If we see entwinement of a specific relationship in a network as a spectrum, on one end we have Extreme Kitchen Table; the full-entwinement, cohabiting partner(s) who know(s) the whole group and may be jointly involved with some additional partners, and has a close friendship or sibling-like relationship with the others. If they are not, currently, they may be encouraging it or pushing their partner to end relationships with people who are not open to this/these kind(s) of relationships with them. Big life changes would involve telling and consulting with everyone in the polycule, in an idealized version of this.


We’re talking about the extreme end of the spectrum here, so imagine a communal ideal - the house probably isn’t big enough, but everything is done with an “it takes a village” mentality, and if somebody won a huge amount of money, the whole extended polycule would move out to a giant plot of land and build houses close together, maybe with communal lounging/cooking/eating space. Because this is very extreme, like any part of the ends of a spectrum, it is harder to find clearly healthy examples of the dynamic.

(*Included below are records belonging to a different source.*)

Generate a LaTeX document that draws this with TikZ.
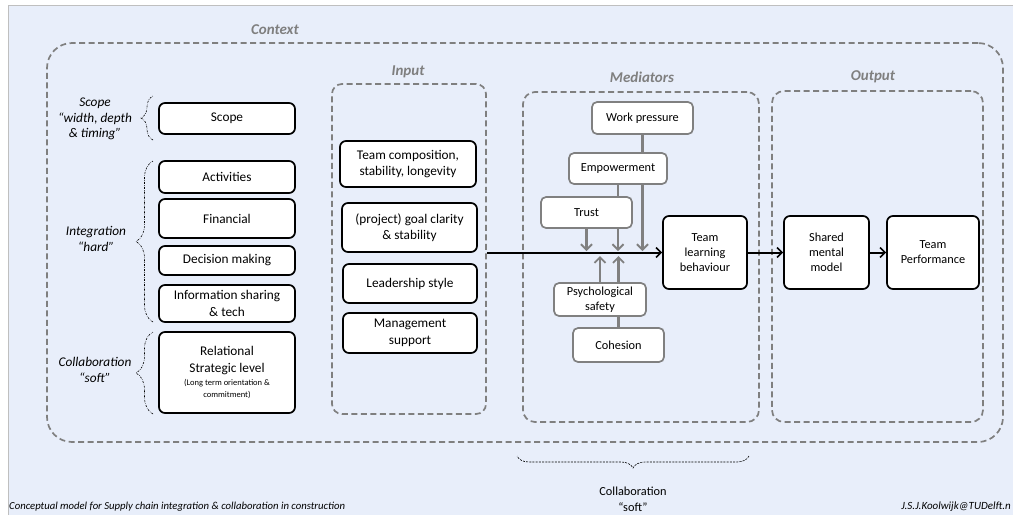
\documentclass[tikz,border=0pt]{standalone}
\usepackage{fontspec}
\setmainfont{Carlito}
\usetikzlibrary{arrows.meta,decorations.pathreplacing}
\definecolor{bg}{HTML}{E8EEFA}
\definecolor{dgray}{HTML}{7F7F7F}
\definecolor{mgray}{HTML}{808080}
\definecolor{edge}{HTML}{BFBFBF}
\begin{document}
\begin{tikzpicture}[x=1pt,y=-1pt,
  blackbox/.style={draw=black, line width=1.7pt, fill=white, rounded corners=6pt, align=center,
    font=\fontsize{13.3}{16.5}\selectfont, inner sep=0pt},
  graybox/.style={draw=mgray, line width=1.7pt, fill=white, rounded corners=5pt, align=center,
    font=\fontsize{12.3}{14.5}\selectfont, inner sep=0pt},
  frame/.style={draw=dgray, line width=1.7pt, dash pattern=on 6pt off 3.5pt, inner sep=0pt},
  title/.style={text=dgray, font=\bfseries\itshape\fontsize{15}{17}\selectfont},
  sidelabel/.style={align=center, font=\itshape\fontsize{13.3}{15.8}\selectfont},
  bracedeco/.style={decorate, decoration={brace, amplitude=#1}, line width=0.6pt,
    dash pattern=on 2pt off 1.2pt on 0.5pt off 1.2pt},
  mainarrow/.style={draw=black, line width=2pt, -{Straight Barb[length=5pt,width=10pt,line width=1.6pt]}},
  grayarrow/.style={draw=mgray, line width=2.3pt, -{Straight Barb[length=5.5pt,width=11pt,line width=1.9pt]}},
  grayline/.style={draw=mgray, line width=2.3pt},
]
\useasboundingbox (0,0) rectangle (1013,515);
% background
\fill[white] (0,0) rectangle (1013,515);
\fill[bg] (8,5) rectangle (1013,515);
\draw[edge, line width=1pt] (8,515) -- (8,5) -- (1013,5);

% frames
\node[frame, rounded corners=25pt, minimum width=956pt, minimum height=399pt] (context) at (525,242.5) {};
\node[title] (contextlbl) at (275,30) {Context};
\node[frame, rounded corners=10pt, fill=bg, minimum width=154pt, minimum height=330pt] (inframe) at (409,249) {};
\node[title] (inlbl) at (408,72) {Input};
\node[frame, rounded corners=12pt, fill=bg, minimum width=236pt, minimum height=330pt] (medframe) at (641,257) {};
\node[title] (medlbl) at (642,77) {Mediators};
\node[frame, rounded corners=12pt, fill=bg, minimum width=211pt, minimum height=331pt] (outframe) at (877.5,256.5) {};
\node[title] (outlbl) at (873,77) {Output};

% left column
\node[blackbox, minimum width=136pt, minimum height=31pt] (scope) at (227,118.5) {Scope};
\node[blackbox, minimum width=136pt, minimum height=32pt] (act) at (227,177) {Activities};
\node[blackbox, minimum width=136pt, minimum height=39pt] (fin) at (227,218.5) {Financial};
\node[blackbox, minimum width=136pt, minimum height=29pt] (dec) at (227,260.5) {Decision making};
\node[blackbox, minimum width=136pt, minimum height=37pt] (info) at (227,303.5) {Information sharing\\\& tech};
\node[blackbox, minimum width=136pt, minimum height=81pt] (rel) at (227,372.5)
  {Relational\\Strategic level\\[-3pt]{\fontsize{8.5}{10}\selectfont (Long term orientation \&}\\[-5pt]{\fontsize{8.5}{10}\selectfont commitment)}};

% side labels and braces
\node[sidelabel] (scopelbl) at (95,119) {Scope\\“width, depth\\\& timing”};
\node[sidelabel] (intlbl) at (96,239) {Integration\\“hard”};
\node[sidelabel] (collbl) at (95,370) {Collaboration\\“soft”};
\coordinate (b1s) at (153,140); \coordinate (b1e) at (153,96);
\coordinate (b2s) at (153,322); \coordinate (b2e) at (153,161);
\coordinate (b3s) at (153,414); \coordinate (b3e) at (153,332);
\draw[bracedeco=12pt] (b1s) -- (b1e);
\draw[bracedeco=17pt] (b2s) -- (b2e);
\draw[bracedeco=17pt] (b3s) -- (b3e);

% input column
\node[blackbox, minimum width=136pt, minimum height=46pt] (team) at (408,164) {Team composition,\\stability, longevity};
\node[blackbox, minimum width=135pt, minimum height=49pt] (goal) at (409.5,227.5) {(project) goal clarity\\\& stability};
\node[blackbox, minimum width=134pt, minimum height=39pt] (lead) at (410,283.5) {Leadership style};
\node[blackbox, minimum width=134pt, minimum height=40pt] (mgmt) at (410,333) {Management\\support};

% mediators
\node[graybox, minimum width=101pt, minimum height=32pt] (wp) at (642.5,118) {Work pressure};
\node[graybox, minimum width=98pt, minimum height=31pt] (emp) at (618,168.5) {Empowerment};
\node[graybox, minimum width=91pt, minimum height=31pt] (trust) at (586.5,212.5) {Trust};
\node[graybox, minimum width=92pt, minimum height=33pt] (psych) at (600,299.5) {Psychological\\safety};
\node[graybox, minimum width=91pt, minimum height=34pt] (coh) at (618.5,345) {Cohesion};
\node[blackbox, font=\fontsize{12.3}{15}\selectfont, minimum width=84pt, minimum height=73pt] (tlb) at (705,252.5) {Team\\learning\\behaviour};

% output
\node[blackbox, font=\fontsize{12.3}{15}\selectfont, minimum width=85pt, minimum height=73pt] (smm) at (826.5,252.5) {Shared\\mental\\model};
\node[blackbox, font=\fontsize{12.3}{15}\selectfont, minimum width=92pt, minimum height=73pt] (tp) at (933,252.5) {Team\\Performance};

% main arrows
\draw[mainarrow] (inframe.east |- tlb.west) -- (tlb.west);
\draw[mainarrow] (tlb.east) -- (smm.west);
\draw[mainarrow] (smm.east) -- (tp.west);

% gray connectors
\draw[grayline] (wp.south) -- (emp.north -| wp.south);
\draw[grayarrow, shorten >=1.5pt] (emp.south -| wp.south) -- (tlb.west -| wp.south);
\draw[grayline] (emp.south) -- (trust.north -| emp.south);
\draw[grayarrow, shorten >=1.5pt] (trust.south -| emp.south) -- (tlb.west -| emp.south);
\draw[grayarrow, shorten >=1.5pt] (trust.south) -- (tlb.west -| trust.south);
\draw[grayline] (coh.north) -- (psych.south -| coh.north);
\draw[grayarrow, shorten >=3.5pt] (psych.north -| coh.north) -- (tlb.west -| coh.north);
\draw[grayarrow, shorten >=3.5pt] (psych.north) -- (tlb.west -| psych.north);

% bottom brace
\coordinate (b4s) at (749,456); \coordinate (b4e) at (517,456);
\draw[bracedeco=12pt, dash pattern=on 2pt off 1.2pt] (b4s) -- (b4e);
\node[align=center, font=\fontsize{12.3}{16}\selectfont] (collsoft) at (633,499) {Collaboration\\“soft”};

% captions
\node[anchor=west, font=\itshape\fontsize{10.7}{12}\selectfont, inner sep=0pt] (cap) at (9,507) {Conceptual model for Supply chain integration \& collaboration in construction};
\node[anchor=east, font=\itshape\fontsize{11}{12}\selectfont, inner sep=0pt] (author) at (1011,507) {J.S.J.Koolwijk@TUDelft.n};
\end{tikzpicture}
\end{document}
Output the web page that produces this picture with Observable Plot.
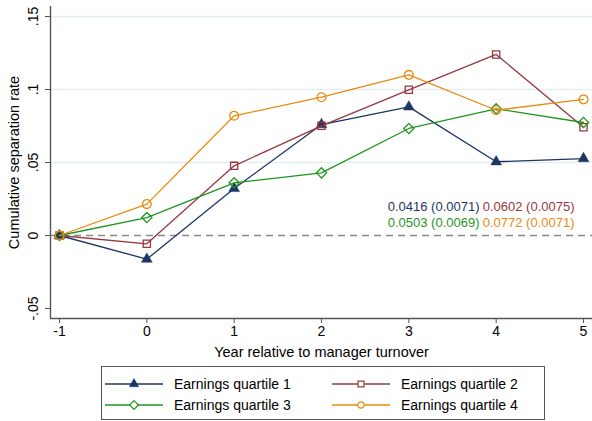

Historically, this has been done in a healthy way for limited periods of time, with turnover in individual participation. The Kerista community, which you may have read about in my Brief History of Polyamory post, ran in a mostly healthy manner, with individuals leaving as their ideals shifted, on a polyfidelitious basis very similar to this idea, from 1971 to 1991, with the number of individuals varying between 5 at the foundation to 44 at the high point, and 22 when it disbanded because of differences in opinion as to how to enact community ideals. That freedom to leave if you change your mind about engaging in any part of community ideals, rather than being coerced into continuing to participate, is the requirement for the situation to be considered healthy, from my point of view.


The criticism available of the health of the community part, in this case, is that the movement of the group from New York to San Francisco in 1971 was to follow a charismatic and arguably cult-like leader, ‘Bro Jud.’ Jud influenced the enumeration of the standards of the community throughout its existence, and his influence keeping a larger number of women and smaller number of men in the Kerista community can be read as controlling.





Throughout this series, I will try to give healthy and unhealthy examples of every level of relationship entwinement. I find that most difficult at the extremes. So, my apologies to you, my readers, for not being able to find fully formed examples of obviously healthy or unhealthy relationships in the categories at each end of the spectrum, but I promise, there is at least one of each for the more central portions of the spectrum.